Ces superstitions puritaines ne sont pas représentées dans le livre d’Aubrey aussi copieusement que les superstitions de la renaissance, ce qui est peut-être à son honneur. Il en est tout autrement d’un troisième genre de merveilleux, plus momentané et transitoire que les deux précédens, mais plus touchant, celui qui naquit des tragiques circonstances historiques de l’Angleterre au XVIIe siècle. John Aubrey était né à la veille de la révolution, et sa jeunesse s’écoula au milieu des troubles civils. Il va sans dire qu’il appartenait au parti royaliste, tant par sa naissance, — étant de cette gentry qui composa la force la plus considérable de Charles Ier, — que par sa tournure d’esprit, qui était absolument rétrospective. Il appelle Cromwell l’Attila anglais, et nous le voyons aligner d’assez médiocres vers latins en l’honneur du duc d’York (futur Jacques II). Grâce à ces sentimens, Aubrey, sans trop y penser, s’est trouvé porté à se faire le greffier de toutes les circonstances merveilleuses qu’un si grand événement se passant chez un peuple aussi traditionnel que le peuple anglais, et à une date encore si rapprochée du moyen âge, ne pouvait manquer d’engendrer. Sous ce rapport, son petit livre est un document historique, sinon d’une importance considérable, au moins d’une extrême commodité. Quiconque veut connaître le merveilleux de la révolution d’Angleterre, présages, prophéties, visions, apparitions, coïncidences singulières, songes révélateurs, au lieu de le glaner péniblement dans vingt auteurs différens, peut le chercher dans John Aubrey, où il le trouvera fort épars encore, mais sur un si petit espace qu’il lui sera facile de lier la gerbe.

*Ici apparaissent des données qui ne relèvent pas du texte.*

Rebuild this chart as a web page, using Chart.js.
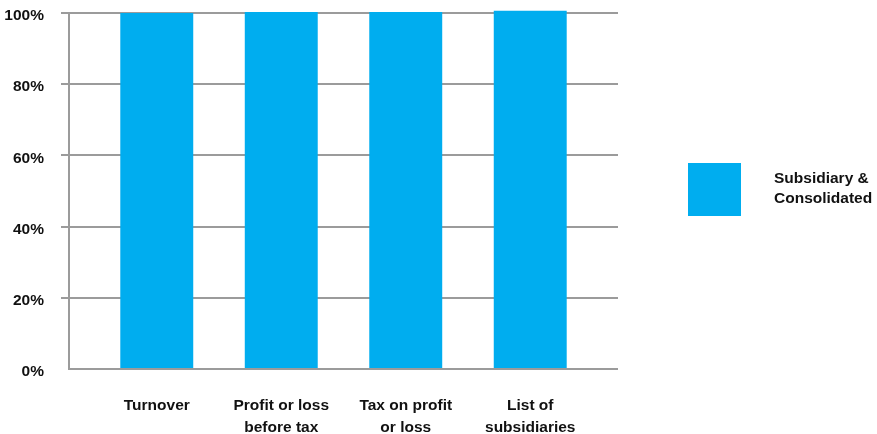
<!DOCTYPE html>
<html>
<head>
<meta charset="utf-8">
<script src="https://cdn.jsdelivr.net/npm/chart.js@4"></script>
<style>
  html, body { margin: 0; padding: 0; background: #fff; }
</style>
</head>
<body>
<canvas id="chart" width="877" height="434"></canvas>
<script>
// categories and values
const categories = [
  ["Turnover"],
  ["Profit or loss", "before tax"],
  ["Tax on profit", "or loss"],
  ["List of", "subsidiaries"]
];
const seriesName = ["Subsidiary &", "Consolidated"];
const seriesValues = [100, 100.3, 100.3, 100.6];
const yTicks = [0, 20, 40, 60, 80, 100];

const barColor = "#00ADEF";
const gridColor = "#9b9b9b";
const fontFamily = "'Liberation Sans', Arial, sans-serif";
const fontSize = 15.5;

// legend drawn at the right side, two-line label next to a big swatch
const sideLegend = {
  id: "sideLegend",
  afterDraw(chart) {
    const { ctx } = chart;
    const ds = chart.data.datasets[0];
    ctx.save();
    ctx.fillStyle = ds.backgroundColor;
    ctx.fillRect(688, 163, 53, 53);
    ctx.fillStyle = "#111";
    ctx.font = "bold " + fontSize + "px " + fontFamily;
    ctx.textBaseline = "middle";
    ctx.textAlign = "left";
    ds.label.forEach((line, i) => ctx.fillText(line, 774, 179 + i * 20));
    ctx.restore();
  }
};

new Chart(document.getElementById("chart"), {
  type: "bar",
  data: {
    datasets: [{
      label: seriesName,
      data: seriesValues.map((v, i) => ({ x: i, y: v })),
      backgroundColor: barColor,
      barPercentage: 1,
      categoryPercentage: 0.586,
      clip: false
    }]
  },
  options: {
    responsive: false,
    animation: false,
    devicePixelRatio: 1,
    layout: { padding: { top: 13, right: 259, bottom: 0, left: 0 } },
    plugins: { legend: { display: false }, tooltip: { enabled: false } },
    scales: {
      x: {
        type: "linear",
        offset: false,
        min: -0.705,
        max: categories.length - 1 + 0.705,
        afterBuildTicks: scale => {
          scale.ticks = categories.map((_, i) => ({ value: i }));
        },
        afterFit: scale => {
          scale.height = 65;
          scale.paddingLeft = 0;
          scale.paddingRight = 0;
        },
        ticks: {
          autoSkip: false,
          maxRotation: 0,
          padding: 18,
          color: "#111",
          font: { family: fontFamily, size: fontSize, weight: "bold", lineHeight: 1.4 },
          callback: v => categories[v]
        },
        grid: { display: false, offset: false },
        border: { display: false }
      },
      y: {
        min: 0,
        max: 100,
        afterBuildTicks: scale => {
          scale.ticks = yTicks.map(v => ({ value: v }));
        },
        afterFit: scale => {
          scale.width = 69;
          scale.paddingTop = 0;
          scale.paddingBottom = 0;
        },
        ticks: {
          padding: 17,
          labelOffset: 3,
          color: "#111",
          font: { family: fontFamily, size: fontSize, weight: "bold" },
          callback: v => v + "%"
        },
        grid: {
          color: gridColor,
          lineWidth: 2,
          tickLength: 8,
          tickColor: ctx => ctx.tick && ctx.tick.value === 0 ? "rgba(0,0,0,0)" : gridColor
        },
        border: { display: true, color: gridColor, width: 2 }
      }
    }
  },
  plugins: [sideLegend]
});
</script>
</body>
</html>
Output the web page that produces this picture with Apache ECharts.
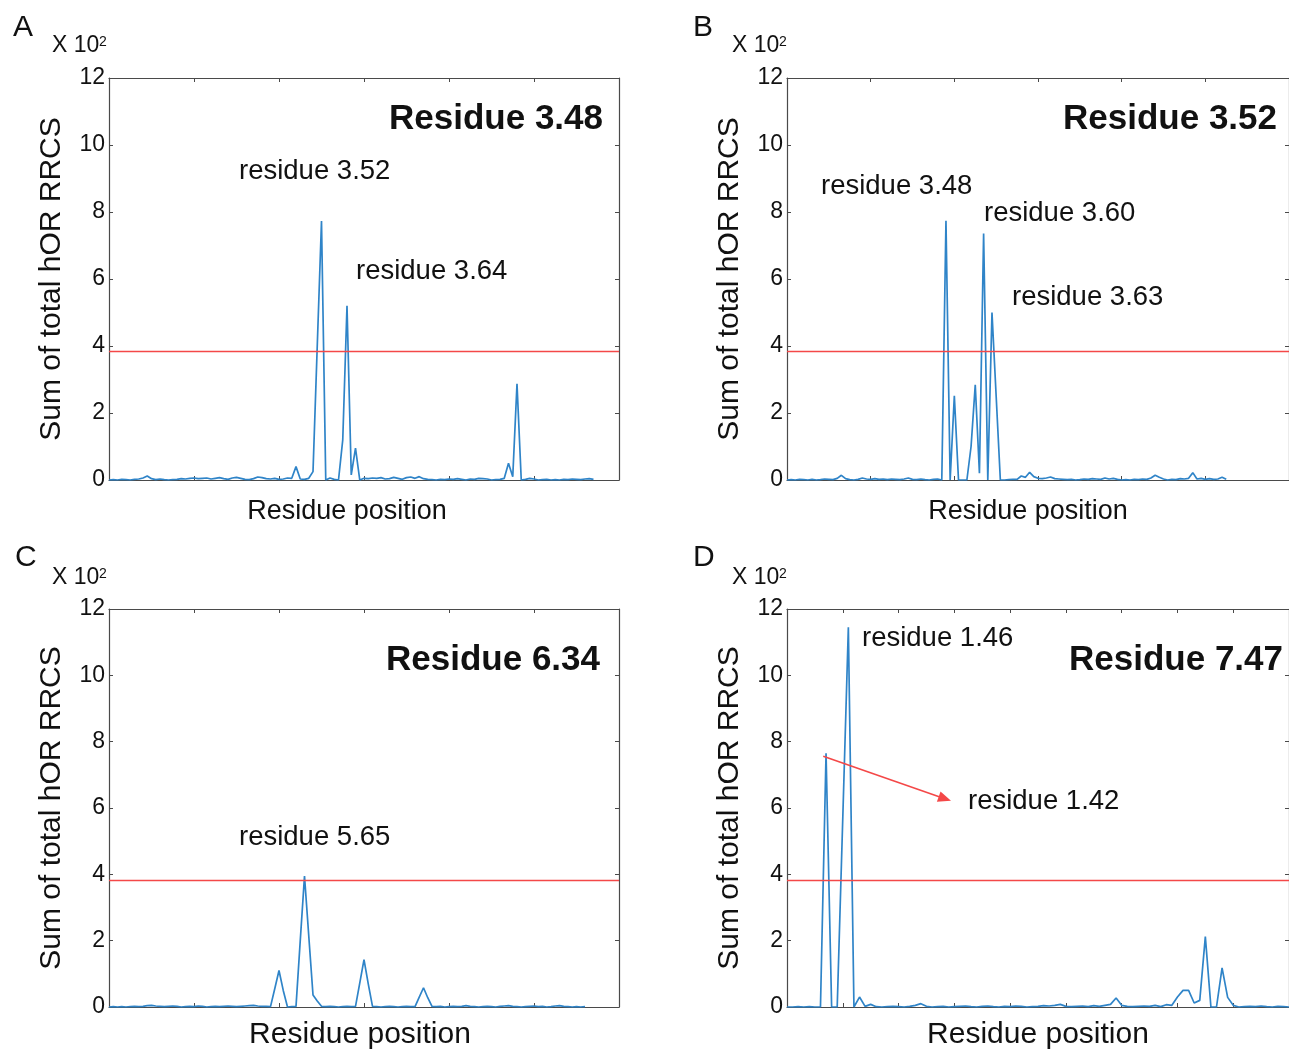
<!DOCTYPE html>
<html>
<head>
<meta charset="utf-8">
<title>hOR RRCS by residue position</title>
<script src="https://cdn.jsdelivr.net/npm/echarts@6/dist/echarts.min.js"></script>
<style>
  html, body { margin: 0; padding: 0; background: #ffffff; }
  #chart { width: 1289px; height: 1051px; }
</style>
</head>
<body>
<div id="chart"></div>
<script>
// Sum of total hOR RRCS (x 10^2) along the residue position, four residues of interest.
const threshold = 3.83;
const yTickLabels = ['0', '2', '4', '6', '8', '10', '12'];

const titleA = 'Residue 3.48';
const titleB = 'Residue 3.52';
const titleC = 'Residue 6.34';
const titleD = 'Residue 7.47';

const rrcsA = [
  0, 0.01, 0, 0.02, 0.01, 0, 0.02, 0.03, 0.06, 0.12,
  0.04, 0.01, 0.03, 0.01, 0, 0.01, 0.02, 0.04, 0.03, 0.05,
  0.06, 0.04, 0.05, 0.06, 0.03, 0.05, 0.07, 0.04, 0.02, 0.06,
  0.08, 0.05, 0.02, 0.01, 0.04, 0.09, 0.07, 0.04, 0.03, 0.05,
  0.02, 0.03, 0.06, 0.05, 0.4, 0.03, 0.02, 0.05, 0.25, 4.0,
  7.73, 0, 0.06, 0.02, 0, 1.2, 5.2, 0.15, 0.95, 0,
  0.05, 0.04, 0.06, 0.05, 0.07, 0.03, 0.04, 0.08, 0.05, 0.02,
  0.07, 0.09, 0.05, 0.1, 0.04, 0.02, 0.01, 0, 0.02, 0.01,
  0.03, 0.02, 0.04, 0.02, 0, 0.03, 0.02, 0.05, 0.04, 0.03,
  0, 0.01, 0.02, 0.05, 0.5, 0.1, 2.87, 0, 0.02, 0.05,
  0.03, 0, 0.01, 0.02, 0, 0.01, 0, 0.02, 0.01, 0.03,
  0.02, 0.01, 0.03, 0.04, 0.02
];
const labelsA = ['residue 3.52', 'residue 3.64'];

const rrcsB = [
  0, 0.01, 0, 0.02, 0.01, 0, 0.02, 0, 0.01, 0.03,
  0.02, 0.01, 0.05, 0.14, 0.04, 0.01, 0, 0.02, 0.06, 0.03,
  0.02, 0.04, 0.02, 0.03, 0.01, 0.03, 0.02, 0.01, 0.03, 0.06,
  0.02, 0.01, 0.03, 0.01, 0, 0.02, 0.03, 0, 7.74, 0,
  2.51, 0, 0, 0, 1.0, 2.84, 0.2, 7.36, 0, 5.0,
  2.5, 0, 0, 0.01, 0.02, 0.02, 0.12, 0.08, 0.23, 0.1,
  0.05, 0.04, 0.06, 0.09, 0.04, 0.03, 0.02, 0.01, 0.02, 0,
  0.01, 0.03, 0.02, 0.04, 0.03, 0.02, 0.06, 0.03, 0.05, 0.02,
  0, 0.01, 0, 0.02, 0.01, 0.03, 0.02, 0.06, 0.14, 0.08,
  0.03, 0, 0.02, 0.01, 0.04, 0.03, 0.05, 0.22, 0.03, 0.05,
  0.02, 0.04, 0.02, 0.03, 0.08, 0.02
];
const labelsB = ['residue 3.48', 'residue 3.60', 'residue 3.63'];

const rrcsC = [
  0, 0.01, 0, 0.01, 0, 0.01, 0.02, 0.01, 0.02, 0.04,
  0.05, 0.03, 0.02, 0.01, 0.02, 0.03, 0.02, 0, 0.01, 0.02,
  0.01, 0.03, 0.02, 0, 0.01, 0.02, 0.01, 0.02, 0.03, 0.02,
  0.01, 0.02, 0.03, 0.04, 0.05, 0.03, 0.02, 0.02, 0.01, 0.55,
  1.1, 0.5, 0, 0.01, 0.02, 2.0, 3.95, 2.15, 0.36, 0.18,
  0.02, 0.01, 0.02, 0.01, 0, 0.01, 0.02, 0.01, 0.02, 0.72,
  1.43, 0.7, 0.02, 0.01, 0, 0.01, 0.02, 0.01, 0, 0.01,
  0.02, 0.01, 0.01, 0.3, 0.58, 0.28, 0.02, 0.01, 0.02, 0,
  0.01, 0.02, 0.01, 0.02, 0.04, 0.02, 0.01, 0, 0.01, 0.02,
  0.01, 0, 0.02, 0.03, 0.04, 0.02, 0.01, 0, 0.01, 0.02,
  0.03, 0.01, 0.02, 0, 0.01, 0.03, 0.04, 0.02, 0.01, 0,
  0.01, 0, 0.01
];
const labelsC = ['residue 5.65'];

const rrcsD = [
  0, 0, 0.01, 0, 0.01, 0, 0, 7.65, 0, 0,
  5.7, 11.45, 0, 0.3, 0.02, 0.08, 0.01, 0, 0.01, 0.02,
  0.01, 0, 0.02, 0.05, 0.1, 0.02, 0, 0.01, 0.02, 0,
  0.01, 0.02, 0.03, 0.01, 0, 0.02, 0.03, 0.01, 0, 0.02,
  0.01, 0.03, 0.02, 0, 0.01, 0.02, 0.04, 0.03, 0.05, 0.08,
  0.02, 0.01, 0.02, 0.03, 0.01, 0.04, 0.02, 0.05, 0.08, 0.27,
  0.05, 0.02, 0.01, 0.02, 0.03, 0.02, 0.05, 0.01, 0.07, 0.05,
  0.3, 0.5, 0.5, 0.12, 0.2, 2.12, 0, 0, 1.18, 0.29,
  0.05, 0, 0.01, 0.02, 0.01, 0.03, 0.01, 0, 0.02, 0.01,
  0
];
const labelsD = ['residue 1.46', 'residue 1.42'];
// arrow from the residue 1.42 peak toward its label: [position, RRCS]
const arrowD = [[6.5, 7.56], [28.3, 6.28]];

// ---------- layout and styling ----------
const FONT = '"Liberation Sans", Arial, Helvetica, sans-serif';
const INK = '#111111';
const FRAME = '#4a4a4a';
const BLUE = '#2f84c8';
const RED = '#f44848';

const panels = [
  { key: 'A', data: rrcsA, title: titleA, labels: labelsA,
    grid: { left: 109, top: 78, width: 510, height: 402 }, xMax: 120, xStep: 20,
    xName: { size: 27, shift: 34, gap: 18 },
    letter: [13, 28], mult: [52, 46], titlePos: [603, 119],
    labelPos: [[239, 171], [356, 271]] },
  { key: 'B', data: rrcsB, title: titleB, labels: labelsB,
    grid: { left: 787, top: 78, width: 511, height: 402 }, xMax: 120, xStep: 20,
    xName: { size: 27, shift: 20, gap: 18 },
    letter: [693, 28], mult: [732, 46], titlePos: [1277, 119],
    labelPos: [[821, 186], [984, 213], [1012, 297]] },
  { key: 'C', data: rrcsC, title: titleC, labels: labelsC,
    grid: { left: 109, top: 609, width: 510, height: 403 }, xMax: 120, xStep: 20,
    xName: { size: 30, shift: 8, gap: 13 },
    letter: [15, 558], mult: [52, 578], titlePos: [600, 660],
    labelPos: [[239, 837]] },
  { key: 'D', data: rrcsD, title: titleD, labels: labelsD,
    grid: { left: 787, top: 609, width: 511, height: 404 }, xMax: 90, xStep: 10,
    xName: { size: 30, shift: 0, gap: 13 },
    letter: [693, 558], mult: [732, 578], titlePos: [1283, 660],
    labelPos: [[862, 638], [968, 801]], arrow: arrowD }
];

const grids = [], xAxes = [], yAxes = [], series = [], graphics = [];

function tickStyle() {
  return { show: true, inside: true, length: 4, lineStyle: { color: FRAME, width: 1 } };
}

panels.forEach((p, i) => {
  grids.push(Object.assign({ containLabel: false }, p.grid));

  const xBase = {
    gridIndex: i, type: 'value', min: 0, max: p.xMax, interval: p.xStep,
    axisLine: { show: true, onZero: false, lineStyle: { color: FRAME, width: 1.2 } },
    axisTick: tickStyle(),
    axisLabel: { show: false },
    splitLine: { show: false }
  };
  xAxes.push(Object.assign({}, xBase, {
    position: 'bottom',
    name: 'Residue position',
    nameLocation: 'middle',
    nameGap: p.xName.gap,
    nameTextStyle: {
      fontFamily: FONT, fontSize: p.xName.size, color: INK,
      verticalAlign: 'top', padding: [0, p.xName.shift, 0, 0]
    }
  }));
  xAxes.push(Object.assign({}, xBase, { position: 'top' }));

  const yBase = {
    gridIndex: i, type: 'value', min: 0, max: 12, interval: 2,
    axisLine: { show: true, onZero: false, lineStyle: { color: FRAME, width: 1.2 } },
    axisTick: tickStyle(),
    splitLine: { show: false }
  };
  yAxes.push(Object.assign({}, yBase, {
    position: 'left',
    axisLabel: {
      show: true, margin: 4, fontFamily: FONT, fontSize: 23, color: INK,
      formatter: v => yTickLabels[Math.round(v / 2)]
    },
    name: 'Sum of total hOR RRCS',
    nameLocation: 'middle',
    nameGap: 42,
    nameTextStyle: { fontFamily: FONT, fontSize: 30, color: INK }
  }));
  yAxes.push(Object.assign({}, yBase, { position: 'right', axisLabel: { show: false } }));

  const markData = [{ yAxis: threshold, lineStyle: { color: RED, width: 1.4, type: 'solid' } }];
  if (p.arrow) {
    markData.push([
      { coord: p.arrow[0], symbol: 'none' },
      { coord: p.arrow[1], symbol: 'triangle', symbolSize: [11, 13],
        lineStyle: { color: RED, width: 1.6, type: 'solid' } }
    ]);
  }

  series.push({
    type: 'line',
    name: p.title,
    xAxisIndex: 2 * i,
    yAxisIndex: 2 * i,
    data: p.data.map((v, k) => [k, v]),
    showSymbol: false,
    symbol: 'none',
    lineStyle: { color: BLUE, width: 1.7 },
    itemStyle: { color: BLUE },
    clip: true,
    z: 3,
    markLine: {
      silent: true,
      symbol: 'none',
      label: { show: false },
      lineStyle: { color: RED, width: 1.4, type: 'solid' },
      data: markData,
      animation: false,
      z: 4
    }
  });

  // panel letter and the "x 10^2" multiplier
  graphics.push({ type: 'text', x: p.letter[0], y: p.letter[1],
    style: { text: p.key, fontFamily: FONT, fontSize: 30, fill: INK, align: 'left', verticalAlign: 'middle' } });
  graphics.push({ type: 'text', x: p.mult[0], y: p.mult[1],
    style: { text: 'X 10', fontFamily: FONT, fontSize: 23, fill: INK, align: 'left', verticalAlign: 'middle' } });
  graphics.push({ type: 'text', x: p.mult[0] + 47, y: p.mult[1] - 4,
    style: { text: '2', fontFamily: FONT, fontSize: 14, fill: INK, align: 'left', verticalAlign: 'middle' } });

  // bold panel title
  graphics.push({ type: 'text', x: p.titlePos[0], y: p.titlePos[1],
    style: { text: p.title, fontFamily: FONT, fontSize: 35, fontWeight: 'bold', fill: INK,
      align: 'right', verticalAlign: 'middle' } });

  // peak annotations
  p.labels.forEach((t, k) => {
    graphics.push({ type: 'text', x: p.labelPos[k][0], y: p.labelPos[k][1],
      style: { text: t, fontFamily: FONT, fontSize: 27.5, fill: INK, align: 'left', verticalAlign: 'middle' } });
  });
});

const chart = echarts.init(document.getElementById('chart'), null, { renderer: 'canvas' });
chart.setOption({
  backgroundColor: '#ffffff',
  animation: false,
  grid: grids,
  xAxis: xAxes,
  yAxis: yAxes,
  series: series,
  graphic: graphics
});
</script>
</body>
</html>
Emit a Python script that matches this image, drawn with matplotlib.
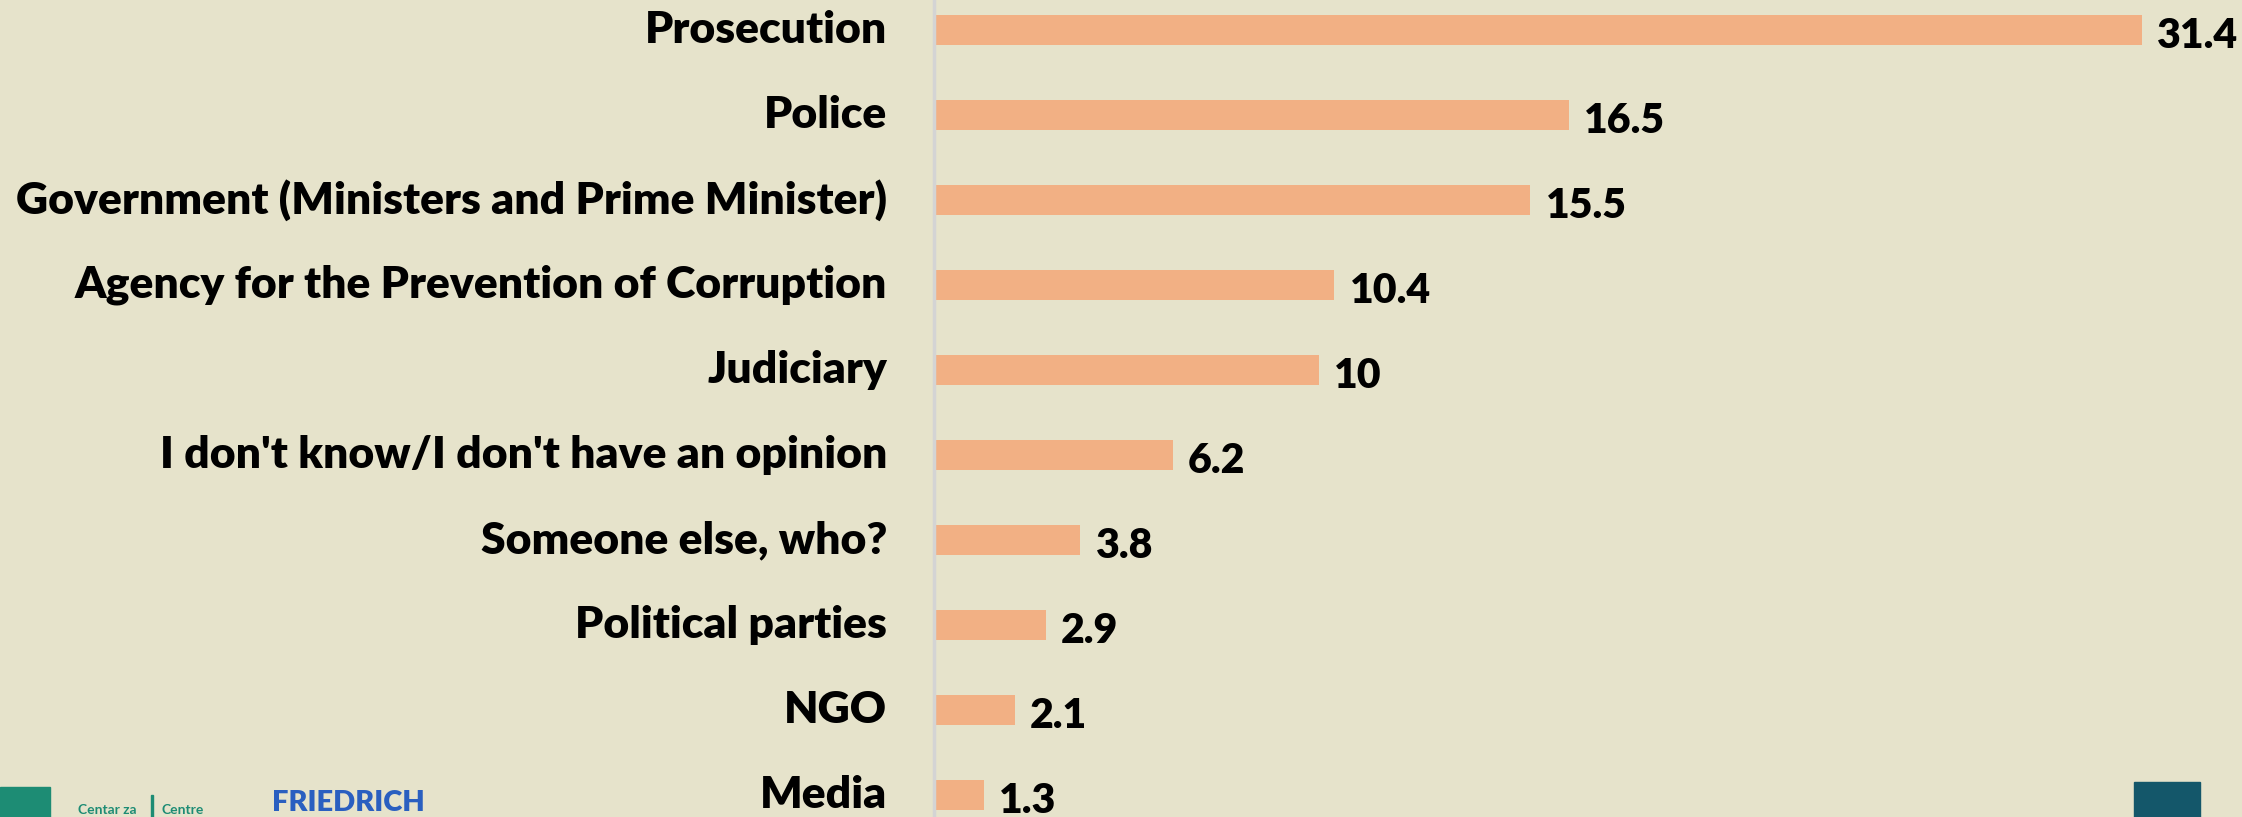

Ce merveilleux commença de bonne heure. Lorsque le roi Jacques Ier quitta l’Ecosse pour aller prendre possession du trône d’Angleterre, une sorte de vieil ermite, qui avait le don de seconde vue, vint faire ses adieux à la famille royale. Il ne porta qu’une médiocre attention à l’héritier présomptif, le prince Henri, mais s’approchant du futur Charles Ier il se mit à pleurer sur lui comme sur un des princes les plus malheureux qui eussent jamais été condamnés à vivre[1]. Il fallait, en effet, que les menaces suspendues sur la tête du royal enfant fussent bien terribles pour que l’homme à la seconde vue eût ainsi négligé son frère, car il ne se pouvait pas qu’il n’eût pas vu le linceul funèbre enveloppant ce dernier. Henri mourut prématurément, et, dans l’opinion d’Aubrey, le roi Jacques fut quelque peu responsable de sa mort, par suite d’une imprudence.

  1. Anecdote empruntée par Aubrey à l’histoire de Thomas May.